Monday, October 19, 2009

Book Swap

I supposed I must've just needed an isolatory weekend on some level, so that's what I did. And on Saturday afternoon, I went to Vroman's (met a friend who wanted to get rid of some books, too), and went to a book swap hosted by Good Read's and Vroman's in Pasadena.

What a dangerous thing for uncluttering streamliners like myself. Ha. This is to get rid of the books you don't want, and get new ones. But, like one guy I talked to, I got as many at least as I turned in (myabe 1or 2 less, so that's a start). He told me when he went to the last one at Book Soup, he brought six books and left with 40. I have to say, it was kind of fun to see people in this much of a frenzy about books. I was one of the first people, and there weren't many people there, so I thought it would be kind of lame. Within 20 minutes, there were more books than you would know what to do with. There was a lot of crap, but also some things that I've wanted to read. And what's one person's trash is another's treasure, which is what was wonderful about this event. It was also fun to see such a large group of people just looking at books and looking to see what other people were holdling. It was slightly social, with people commenting on books they'd read and telling you if it was good; also fun with people pointing out "That's mine" or "I brought that one." It was fun, and I hear they're going to try to have one a few times a year.

So I got:

American Sucker, David Denby's memoir about losing money in the market crash, the dissolution of his marriage and his internet addiction. Denby can irritate me, but I thought I'd give it a try. And the guy I thought was attractive was the one who donated it. He said he liked it. This, though, not being a Jane Austen novel, did not lead anywhere. Except to more books.

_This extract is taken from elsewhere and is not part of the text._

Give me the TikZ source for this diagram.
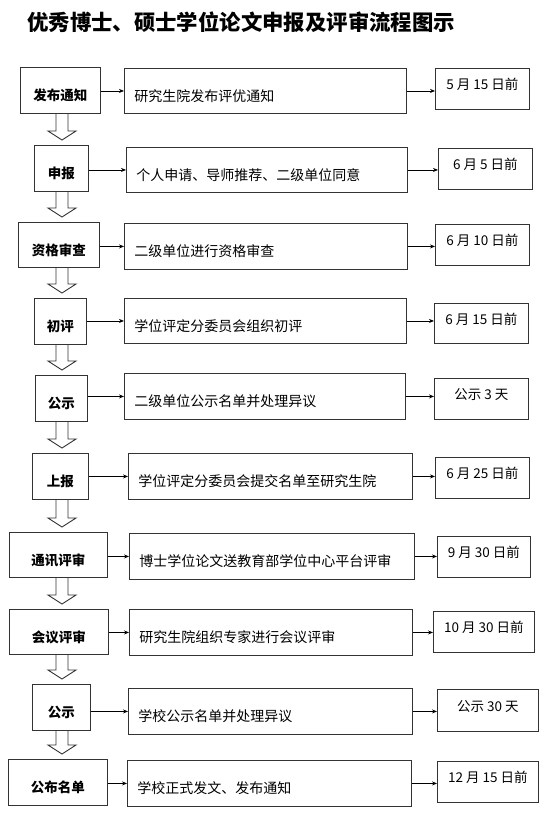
\documentclass[tikz,border=0pt]{standalone}
\usepackage{fontspec}
\setmainfont{Noto Sans CJK SC}
\usetikzlibrary{calc,arrows.meta}
\definecolor{boxc}{HTML}{333333}
\tikzset{
  box/.style={draw=boxc, line width=0.9pt, anchor=north west, inner ysep=0pt},
  lbox/.style={box, inner xsep=0pt, text height=20.5pt, text depth=0pt, font=\fontsize{13.5}{14}\selectfont\bfseries},
  mbox/.style={box, align=left, inner xsep=10pt, text height=20.5pt, text depth=0pt, font=\fontsize{14}{15}\selectfont},
  rbox/.style={box, inner xsep=0pt, text height=12pt, text depth=10.4pt, font=\fontsize{13.5}{14}\selectfont},
  conn/.style={line width=0.8pt, -{Stealth[length=5pt,width=4pt]}},
  hollow/.style={draw=boxc, line width=0.9pt, line join=miter}
}
\newcommand\hollowarr[2]{\draw[hollow] let \p1=(#1.south), \p2=(#2.north) in
  (56pt,\y1) -- (56pt,\y2+14pt) -- (48pt,\y2+14pt) -- (62pt,\y2+5pt) -- (76pt,\y2+14pt) -- (68pt,\y2+14pt) -- (68pt,\y1);}
\begin{document}
\begin{tikzpicture}[x=1pt,y=-1pt]
\useasboundingbox (0,0) rectangle (554,825);
\node[anchor=west, inner sep=0pt, font=\fontsize{21.4}{23}\selectfont\bfseries] (title) at (27,22) {优秀博士、硕士学位论文申报及评审流程图示};

% left column
\node[lbox, minimum width=80, minimum height=46] (L1) at (20,67) {发布通知};
\node[lbox, minimum width=54, minimum height=46] (L2) at (34,145) {申报};
\node[lbox, minimum width=81, minimum height=45] (L3) at (18,222) {资格审查};
\node[lbox, minimum width=52, minimum height=46] (L4) at (34,298) {初评};
\node[lbox, minimum width=52, minimum height=46] (L5) at (35,375) {公示};
\node[lbox, minimum width=56, minimum height=46] (L6) at (32,453) {上报};
\node[lbox, minimum width=98, minimum height=45] (L7) at (9,532) {通讯评审};
\node[lbox, minimum width=99, minimum height=45] (L8) at (9,609) {会议评审};
\node[lbox, minimum width=58, minimum height=46] (L9) at (32,684) {公示};
\node[lbox, minimum width=99, minimum height=46] (L10) at (8,759) {公布名单};

% middle column
\node[mbox, text width=262, minimum height=45] (M1) at (124,68) {研究生院发布评优通知};
\node[mbox, text width=261, minimum height=45] (M2) at (126,147) {个人申请、导师推荐、二级单位同意};
\node[mbox, text width=263, minimum height=46] (M3) at (124,223) {二级单位进行资格审查};
\node[mbox, text width=262, minimum height=45] (M4) at (124,298) {学位评定分委员会组织初评};
\node[mbox, text width=261, minimum height=46] (M5) at (124,373) {二级单位公示名单并处理异议};
\node[mbox, text width=264, minimum height=46] (M6) at (128,453) {学位评定分委员会提交名单至研究生院};
\node[mbox, text width=265, minimum height=46] (M7) at (129,533) {博士学位论文送教育部学位中心平台评审};
\node[mbox, text width=263, minimum height=46] (M8) at (129,609) {研究生院组织专家进行会议评审};
\node[mbox, text width=264, minimum height=46] (M9) at (128,688) {学校公示名单并处理异议};
\node[mbox, text width=264, minimum height=46] (M10) at (127,760) {学校正式发文、发布通知};

% right column
\node[rbox, minimum width=94, minimum height=41] (R1) at (435,68) {5 月 15 日前};
\node[rbox, minimum width=94, minimum height=41] (R2) at (438,148) {6 月 5 日前};
\node[rbox, minimum width=94, minimum height=41] (R3) at (435,224) {6 月 10 日前};
\node[rbox, minimum width=94, minimum height=40] (R4) at (434,303) {6 月 15 日前};
\node[rbox, minimum width=94, minimum height=41] (R5) at (434,378) {公示 3 天};
\node[rbox, minimum width=94, minimum height=41] (R6) at (435,457) {6 月 25 日前};
\node[rbox, minimum width=93, minimum height=41] (R7) at (437,536) {9 月 30 日前};
\node[rbox, minimum width=101, minimum height=41] (R8) at (433,611) {10 月 30 日前};
\node[rbox, minimum width=101, minimum height=42] (R9) at (437,689) {公示 30 天};
\node[rbox, minimum width=101, minimum height=41] (R10) at (437,761) {12 月 15 日前};

% horizontal connectors
\foreach \i in {1,...,10}{
  \draw[conn] (M\i.west -| L\i.east) -- (M\i.west);
  \draw[conn] (M\i.east) -- (M\i.east -| R\i.west);
}

% hollow down arrows
\hollowarr{L1}{L2}
\hollowarr{L2}{L3}
\hollowarr{L3}{L4}
\hollowarr{L4}{L5}
\hollowarr{L5}{L6}
\hollowarr{L6}{L7}
\hollowarr{L7}{L8}
\hollowarr{L8}{L9}
\hollowarr{L9}{L10}
\end{tikzpicture}
\end{document}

The No. 1 Ladies Detective Agency by Alexander McCall Smith, upon which the HBO series is based. Looks like it's a good one, and I'm interested in reading it.

How to Lose Friends and Alienate People by Toby Young. This book looked to me like it could be annoying, so I never bought it or saw the film base on it. But hey, the price was right to try it out.

Working Stiff, by Grant Stoddard, subtitled "The Misadventures of an accidental sexpert." This was the friend's book, and he liked it. And so did somebody else who walked by, so I picked it up. Like you would a sexpert, I guess.

Cleopatra's Nose, Essays on the Unexpected by Daniel J. Boorstin, essays about American culture and institutions. Interesting. Also, written in '95, so we'll see if it has aged well, if at all. Love cultural essays--yay!

The Creative Habit, by Twyla Tharp. I had just seen her speak at USC on Tuesday (something else I wanted to write about), so this was fresh on my mind. I didn't get the book then, I guess so I could get the hardcover for free. Right place at right time.

Dishwasher, by Pete Jordan, a memoir about washing dishes in all 50 states. I've heard him on This American Life, so I've been intrigued, and now I get to read his book. I guess I love,too, that now he's a bicycle mechanic and writer in Amsterdam. How would someone like that not write an interesting book?

Lost, by Gregory Maguire. By the author of Wicked, it's his take on A Christmas Carol. I did like Wicked, a surprisingly dense read, so I'm looking forward to this. I haven't read any of his other stuff. And mint hardcover first edition, so we love that.

Varieties of Disturbance by Lydia Davis. This is a book of stories, and it was a finalist for the National Book Award, so I figure it must be pretty good. The book is certainly covered with praise. I got it because of the Grace Paley quote, "Davis is the kind of writer about whom you say, 'Oh, at last!'" No small praise.

And then this wierd little book called "Bill Nye's Comic History of the U.S." illustrated by F. Opper. It's blue with red and white embossing, and looks like it was printed in the 40's or 50's, but the publishing information just says "Copyright 1894, by J. Lippincott and Company". I imagine it's a reprint, but it's bizarre. And the original was blue clothbound, like this. Maybe I just picked up a $35 original! And, once again, it's free.

So it looks like I'm in books for a while. Fun!


Elizabeth said...

Wow on the Lydia Davis. I haven't read her but just read about her and tried to download on the Kindle but it wasn't available. And the #1 Ladies Detective Agency is actually wonderful. I read a few after the first and grew tired of them, but he's a terrific writer and the main character has a kick-ass voice. Thanks for telling us about his -- I wish that I had been there. Maybe next year...

Criticlasm said...

I will definitely pass on the Lydia Davis to you once I'm done with it. And I'll let you know.

Elizabeth said...

I bought the complete collection of Lydia Davis that is just out, and have begun reading them. They're shocking -- and I love them. I can't believe that I've never heard of them and read, today, about her illustrious literary pedigree (in the Sunday LA Times). Other books: Matthew Fiennes' The Music Room (a memoir about growing up in an 800 year old English castle and an older, epileptic brother).

Criticlasm said...

oh--that sounds really good. Rehearsals for this play now weeknights, so with that and working my reading time is strictly limited. I'm thinking about suspending my TV and just taking that time to read--lol.